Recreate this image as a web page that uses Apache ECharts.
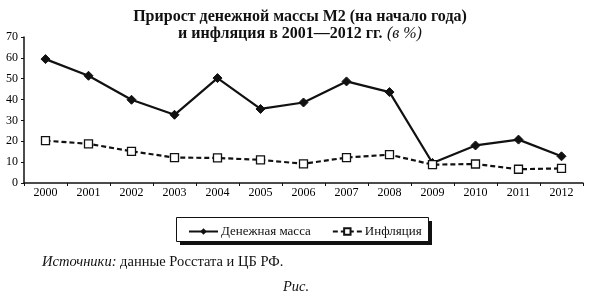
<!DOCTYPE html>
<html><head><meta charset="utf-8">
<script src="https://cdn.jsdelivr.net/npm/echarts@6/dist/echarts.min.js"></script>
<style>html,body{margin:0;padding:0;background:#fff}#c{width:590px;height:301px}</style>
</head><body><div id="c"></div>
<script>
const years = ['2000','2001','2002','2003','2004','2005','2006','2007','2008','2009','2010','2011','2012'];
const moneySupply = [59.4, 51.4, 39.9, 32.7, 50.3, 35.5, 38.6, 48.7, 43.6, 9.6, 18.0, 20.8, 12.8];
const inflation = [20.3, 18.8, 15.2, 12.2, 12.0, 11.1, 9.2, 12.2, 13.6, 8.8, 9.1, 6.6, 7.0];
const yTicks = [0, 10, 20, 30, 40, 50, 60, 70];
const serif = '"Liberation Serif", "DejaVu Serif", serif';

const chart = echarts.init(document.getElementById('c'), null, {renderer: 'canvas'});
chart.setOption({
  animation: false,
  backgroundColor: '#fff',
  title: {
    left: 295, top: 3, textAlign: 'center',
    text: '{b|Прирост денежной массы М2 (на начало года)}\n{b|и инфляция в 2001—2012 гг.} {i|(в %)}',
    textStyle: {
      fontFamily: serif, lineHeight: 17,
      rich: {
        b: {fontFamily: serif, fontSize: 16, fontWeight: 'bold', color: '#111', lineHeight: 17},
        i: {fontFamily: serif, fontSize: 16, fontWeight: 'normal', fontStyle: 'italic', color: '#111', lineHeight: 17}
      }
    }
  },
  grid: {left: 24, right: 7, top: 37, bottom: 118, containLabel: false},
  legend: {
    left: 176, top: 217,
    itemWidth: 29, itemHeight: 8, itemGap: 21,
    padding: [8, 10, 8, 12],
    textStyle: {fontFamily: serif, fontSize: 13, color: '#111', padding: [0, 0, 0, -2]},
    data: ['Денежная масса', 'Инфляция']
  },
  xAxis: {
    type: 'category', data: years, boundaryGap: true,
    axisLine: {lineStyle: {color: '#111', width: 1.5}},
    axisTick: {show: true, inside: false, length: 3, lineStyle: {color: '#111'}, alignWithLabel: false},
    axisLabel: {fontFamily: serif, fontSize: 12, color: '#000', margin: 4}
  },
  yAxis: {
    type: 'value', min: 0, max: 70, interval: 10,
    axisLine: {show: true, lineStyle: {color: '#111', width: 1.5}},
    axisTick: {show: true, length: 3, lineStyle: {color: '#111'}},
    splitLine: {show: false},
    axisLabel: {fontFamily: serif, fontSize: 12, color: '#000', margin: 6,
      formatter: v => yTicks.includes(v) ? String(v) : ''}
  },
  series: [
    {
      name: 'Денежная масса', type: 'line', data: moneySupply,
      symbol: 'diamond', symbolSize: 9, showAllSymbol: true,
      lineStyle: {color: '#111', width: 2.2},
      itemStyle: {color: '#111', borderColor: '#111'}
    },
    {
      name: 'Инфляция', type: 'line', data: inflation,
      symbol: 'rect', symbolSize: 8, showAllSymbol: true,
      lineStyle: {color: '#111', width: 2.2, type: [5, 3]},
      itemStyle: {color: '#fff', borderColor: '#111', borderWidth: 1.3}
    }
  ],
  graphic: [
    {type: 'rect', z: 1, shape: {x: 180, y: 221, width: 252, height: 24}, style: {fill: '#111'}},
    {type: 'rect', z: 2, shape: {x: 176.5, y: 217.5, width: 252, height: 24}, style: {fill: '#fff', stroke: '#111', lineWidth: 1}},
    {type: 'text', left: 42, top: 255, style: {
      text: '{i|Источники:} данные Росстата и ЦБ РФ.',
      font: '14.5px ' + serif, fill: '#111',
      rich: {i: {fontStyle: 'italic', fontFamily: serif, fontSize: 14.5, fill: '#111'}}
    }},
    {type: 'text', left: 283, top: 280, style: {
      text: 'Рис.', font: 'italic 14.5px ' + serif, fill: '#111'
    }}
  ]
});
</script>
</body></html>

+++

__Description of the task__: Leave the images out, please, and restate each line word for word.

__Result of this exercise__:
Recreate this image as a web page that uses Apache ECharts.
<!DOCTYPE html>
<html><head><meta charset="utf-8">
<script src="https://cdn.jsdelivr.net/npm/echarts@6/dist/echarts.min.js"></script>
<style>html,body{margin:0;padding:0;background:#fff}#c{width:590px;height:301px}</style>
</head><body><div id="c"></div>
<script>
const years = ['2000','2001','2002','2003','2004','2005','2006','2007','2008','2009','2010','2011','2012'];
const moneySupply = [59.4, 51.4, 39.9, 32.7, 50.3, 35.5, 38.6, 48.7, 43.6, 9.6, 18.0, 20.8, 12.8];
const inflation = [20.3, 18.8, 15.2, 12.2, 12.0, 11.1, 9.2, 12.2, 13.6, 8.8, 9.1, 6.6, 7.0];
const yTicks = [0, 10, 20, 30, 40, 50, 60, 70];
const serif = '"Liberation Serif", "DejaVu Serif", serif';

const chart = echarts.init(document.getElementById('c'), null, {renderer: 'canvas'});
chart.setOption({
  animation: false,
  backgroundColor: '#fff',
  title: {
    left: 295, top: 3, textAlign: 'center',
    text: '{b|Прирост денежной массы М2 (на начало года)}\n{b|и инфляция в 2001—2012 гг.} {i|(в %)}',
    textStyle: {
      fontFamily: serif, lineHeight: 17,
      rich: {
        b: {fontFamily: serif, fontSize: 16, fontWeight: 'bold', color: '#111', lineHeight: 17},
        i: {fontFamily: serif, fontSize: 16, fontWeight: 'normal', fontStyle: 'italic', color: '#111', lineHeight: 17}
      }
    }
  },
  grid: {left: 24, right: 7, top: 37, bottom: 118, containLabel: false},
  legend: {
    left: 176, top: 217,
    itemWidth: 29, itemHeight: 8, itemGap: 21,
    padding: [8, 10, 8, 12],
    textStyle: {fontFamily: serif, fontSize: 13, color: '#111', padding: [0, 0, 0, -2]},
    data: ['Денежная масса', 'Инфляция']
  },
  xAxis: {
    type: 'category', data: years, boundaryGap: true,
    axisLine: {lineStyle: {color: '#111', width: 1.5}},
    axisTick: {show: true, inside: false, length: 3, lineStyle: {color: '#111'}, alignWithLabel: false},
    axisLabel: {fontFamily: serif, fontSize: 12, color: '#000', margin: 4}
  },
  yAxis: {
    type: 'value', min: 0, max: 70, interval: 10,
    axisLine: {show: true, lineStyle: {color: '#111', width: 1.5}},
    axisTick: {show: true, length: 3, lineStyle: {color: '#111'}},
    splitLine: {show: false},
    axisLabel: {fontFamily: serif, fontSize: 12, color: '#000', margin: 6,
      formatter: v => yTicks.includes(v) ? String(v) : ''}
  },
  series: [
    {
      name: 'Денежная масса', type: 'line', data: moneySupply,
      symbol: 'diamond', symbolSize: 9, showAllSymbol: true,
      lineStyle: {color: '#111', width: 2.2},
      itemStyle: {color: '#111', borderColor: '#111'}
    },
    {
      name: 'Инфляция', type: 'line', data: inflation,
      symbol: 'rect', symbolSize: 8, showAllSymbol: true,
      lineStyle: {color: '#111', width: 2.2, type: [5, 3]},
      itemStyle: {color: '#fff', borderColor: '#111', borderWidth: 1.3}
    }
  ],
  graphic: [
    {type: 'rect', z: 1, shape: {x: 180, y: 221, width: 252, height: 24}, style: {fill: '#111'}},
    {type: 'rect', z: 2, shape: {x: 176.5, y: 217.5, width: 252, height: 24}, style: {fill: '#fff', stroke: '#111', lineWidth: 1}},
    {type: 'text', left: 42, top: 255, style: {
      text: '{i|Источники:} данные Росстата и ЦБ РФ.',
      font: '14.5px ' + serif, fill: '#111',
      rich: {i: {fontStyle: 'italic', fontFamily: serif, fontSize: 14.5, fill: '#111'}}
    }},
    {type: 'text', left: 283, top: 280, style: {
      text: 'Рис.', font: 'italic 14.5px ' + serif, fill: '#111'
    }}
  ]
});
</script>
</body></html>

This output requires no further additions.